Increased Focus On The Digital Space

The company is aggressively going after the heavy promotional activity it had undertaken in the past. Such a strategy is being followed on its e-commerce platform as well, in order to have better price coherency across all segments. This step may put a considerable pressure on the revenues attained from the digital space. However, with a move seen towards the online space in the retail industry, a greater focus needs to be paid to this segment.

In order to improve the customer experience online, Ralph Lauren has stated its intention to transition its platform towards a cloud-based solution. With this new interface, the company aims to the improve transaction process, and enhance its omnichannel capabilities. The website is slated to be transformed by the end of the financial year, and the expectation is for it to be “the flagship store of the future.” CEO Patrice Louvet is also looking into the online operations of the company’s top retail partners. In addition to this, Ralph Lauren is also aiming to improve its digital operations through pure plays. In this regard, the company partnered with Zulily, which is owned by home shopping retailer QVC. Ralph Lauren also sells a limited number of items through amazon.com, and while the company did not say whether it is increasing its presence on the website, Louvet did confirm that the company is conducting a thorough review to gauge what pure play partnerships fit better for the brand. The company considers digital, as well as the direct-to-consumer segment, to be a key growth driver for the future.
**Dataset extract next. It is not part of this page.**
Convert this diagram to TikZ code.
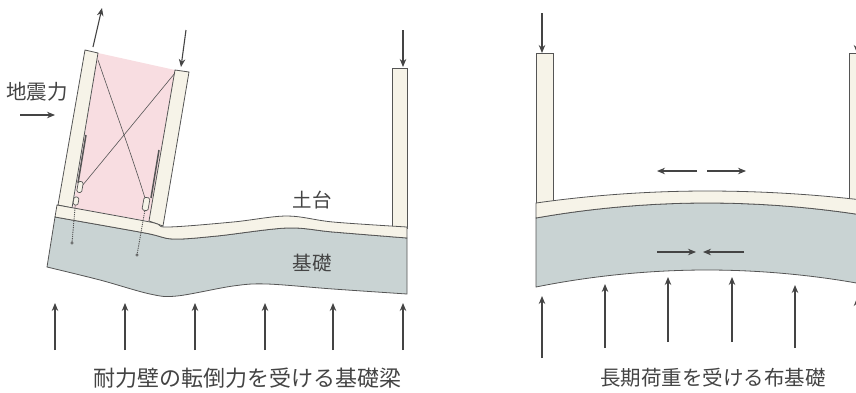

The gross margin expansion this financial year, and in the long term, is also expected to be driven by this segment.

Recently, the company also announced several appointments to drive the expansion of its digital segment, including the creation of a new Chief Digital Officer role, whose task has been described as “elevating the company’s global digital platforms and enhancing the digital experience for consumers across all channels to drive consumer acquisition, retention, value, and revenue.” The company’s aim is to expand its digital presence across the world, and be where the customer is — the online space.